In October 2007 I purchased four HP Compaq 8510p systems for evaluation for evaluation purposes, and supplied them to several end users, one of who was our corporate lawyer. Right from the beginning these systems had problems, with the ATI graphics card resetting and with the wireless cards taking over 15 minutes to connect.
Then things went downhill . Our corporate lawyer, who uses only MS Office, had blue screens every day with "infinite loop" error messages from the graphics card driver. (A little web research show that some ATI cards have suffered from Infinite loop errors for over 3 years). A driver update did nothing. HP sent a replacement for the corporate lawyers system.
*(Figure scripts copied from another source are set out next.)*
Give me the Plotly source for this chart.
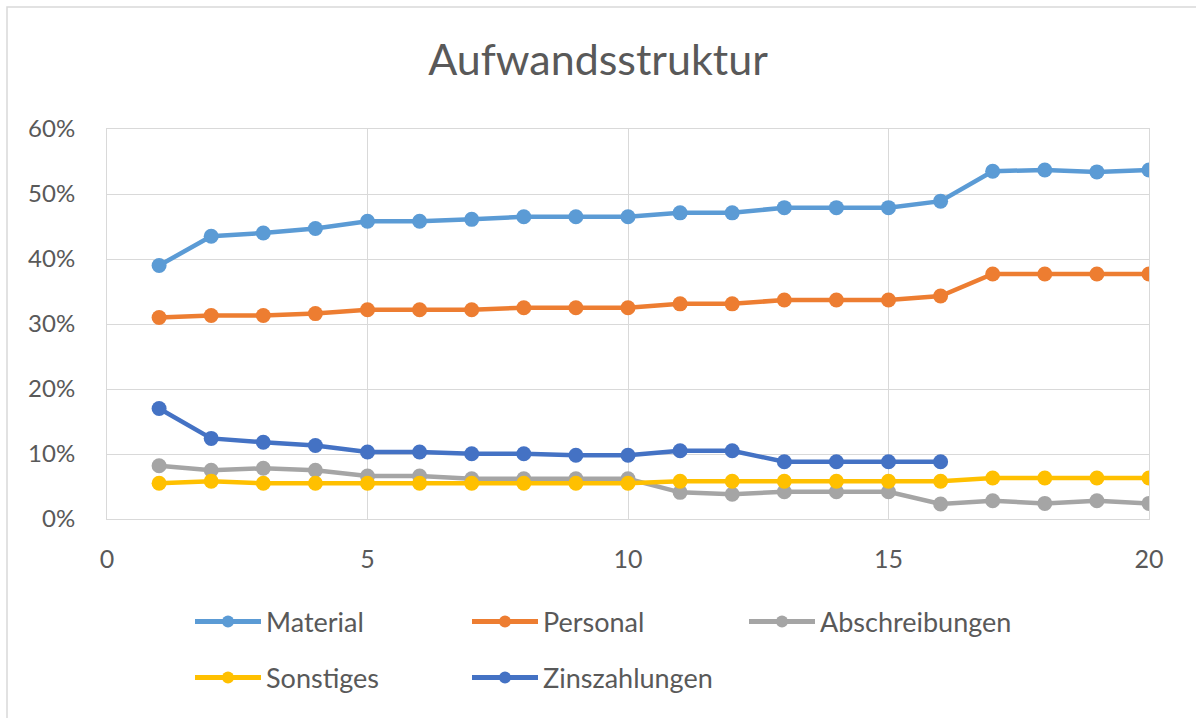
import plotly.graph_objects as go

x_vals = list(range(1, 21))

material = [39.0, 43.5, 44.0, 44.7, 45.8, 45.8, 46.1, 46.5, 46.5, 46.5,
            47.1, 47.1, 47.9, 47.9, 47.9, 48.9, 53.5, 53.7, 53.4, 53.7]
personal = [31.0, 31.3, 31.3, 31.6, 32.2, 32.2, 32.2, 32.5, 32.5, 32.5,
            33.1, 33.1, 33.7, 33.7, 33.7, 34.3, 37.7, 37.7, 37.7, 37.7]
abschreibungen = [8.2, 7.5, 7.8, 7.5, 6.6, 6.6, 6.2, 6.2, 6.2, 6.2,
                  4.1, 3.8, 4.2, 4.2, 4.2, 2.3, 2.8, 2.4, 2.8, 2.4]
sonstiges = [5.5, 5.8, 5.5, 5.5, 5.5, 5.5, 5.5, 5.5, 5.5, 5.5,
             5.8, 5.8, 5.8, 5.8, 5.8, 5.8, 6.3, 6.3, 6.3, 6.3]
zinszahlungen = [17.0, 12.4, 11.8, 11.3, 10.3, 10.3, 10.05, 10.05, 9.8, 9.8,
                 10.5, 10.5, 8.8, 8.8, 8.8, 8.8]

x_ticks = [0, 5, 10, 15, 20]
y_ticks = [0, 10, 20, 30, 40, 50, 60]
y_tick_labels = ["0%", "10%", "20%", "30%", "40%", "50%", "60%"]

series = [
    ("Material", material, "#5B9BD5", "legend"),
    ("Personal", personal, "#ED7D31", "legend"),
    ("Abschreibungen", abschreibungen, "#A5A5A5", "legend"),
    ("Sonstiges", sonstiges, "#FFC000", "legend2"),
    ("Zinszahlungen", zinszahlungen, "#4472C4", "legend2"),
]

FONT = "Lato"
TXT = "#595959"
GRID = "#D9D9D9"

fig = go.Figure()
draw_order = ["Abschreibungen", "Sonstiges", "Zinszahlungen", "Personal", "Material"]
lookup = {s[0]: s for s in series}
for name in draw_order:
    n, vals, col, lg = lookup[name]
    fig.add_trace(go.Scatter(
        x=x_vals[:len(vals)], y=vals, mode="lines+markers", name=n,
        line=dict(color=col, width=4.5), marker=dict(color=col, size=15),
        showlegend=False, hoverinfo="x+y+name"))

for n, vals, col, lg in series:
    fig.add_trace(go.Scatter(
        x=[None], y=[None], mode="lines+markers", name=n,
        line=dict(color=col, width=5), marker=dict(color=col, size=12),
        showlegend=True, legend=lg))

legend_common = dict(orientation="h", xref="container", yref="container",
                     xanchor="left", yanchor="middle",
                     itemwidth=66, entrywidth=196, entrywidthmode="pixels",
                     font=dict(size=27, color=TXT, family=FONT),
                     bgcolor="rgba(0,0,0,0)")

fig.update_layout(
    width=1196, height=718,
    paper_bgcolor="white", plot_bgcolor="white",
    margin=dict(l=107, r=47, t=129, b=199),
    font=dict(family=FONT, color=TXT, size=24),
    title=dict(text="Aufwandsstruktur", x=0.5, xanchor="center",
               y=1 - 60 / 718, yanchor="middle",
               font=dict(family=FONT, size=43, color=TXT)),
    xaxis=dict(range=[0, 20], tickmode="array", tickvals=x_ticks, showgrid=True,
               gridcolor=GRID, gridwidth=1, zeroline=False, showline=True,
               linecolor=GRID, linewidth=1, mirror=True, ticks="",
               ticklabelstandoff=18, tickfont=dict(size=25, color=TXT)),
    yaxis=dict(range=[0, 60], tickmode="array", tickvals=y_ticks,
               ticktext=y_tick_labels, showgrid=True, gridcolor=GRID, gridwidth=1,
               zeroline=False, showline=True, linecolor=GRID, linewidth=1,
               mirror=True, ticks="", ticklabelstandoff=26,
               tickfont=dict(size=24, color=TXT)),
    legend=dict(legend_common, x=190 / 1196, y=1 - 622 / 718),
    legend2=dict(legend_common, x=190 / 1196, y=1 - 678 / 718),
    shapes=[dict(type="rect", xref="paper", yref="paper",
                 x0=(7 - 107) / 1042, x1=(1205 - 107) / 1042,
                 y0=(519 - 725) / 390, y1=(519 - 7) / 390,
                 line=dict(color=GRID, width=1.5), layer="below")],
)

fig.write_html("out.html", config={"displayModeBar": False},
               post_script="document.body.style.margin='0px';document.body.style.overflow='hidden';")
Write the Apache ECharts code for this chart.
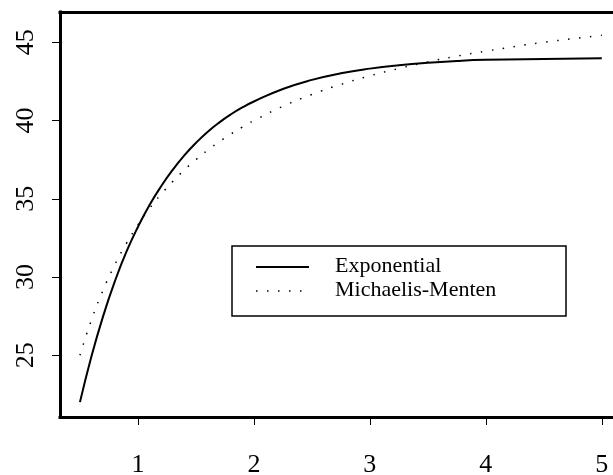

Within a few days the replacement system started blue screening. At the same time my laptop's graphics card started resetting occasionally. So HP sent two more replacement machines. When the first machine would not even boot, saying that the BIOS was not ACPI compliant things didn't look good. Sure enough, our corporate lawyer's machine started blue screening again, with increasing frequency. Eventually she gave it back to me, saying that it was useless. Another user has SAS on their machine. This one green screened – a first for me! (It looked like it went into character mode, showing rows of little green boxes).
With our Sox project taking up much of my time I just haven't been able to get these problems resolved. But apart from that, you really don't expect new laptops that cost about $2200 each to suffer from these problems. Out of 4 machines supplied every single one has a graphics card problem, and at least two of them have wireless problems. Including the replacement machines, the failure rate is over 100%! I am still struggling to get HP to resolve these problems.
Needless to say, we won't be buying any more HP laptops, which is a pity because I really liked them. While this experience can't be typical (if it was, I would expect HP to be out of the laptop business) it does show that paying more for laptops by no means guarantees that you will have fewer problems. If anything, considering the volumes sold, maybe it would pay IT manager to buy consumer class laptops.
Caveat emptor – Let the buyer beware.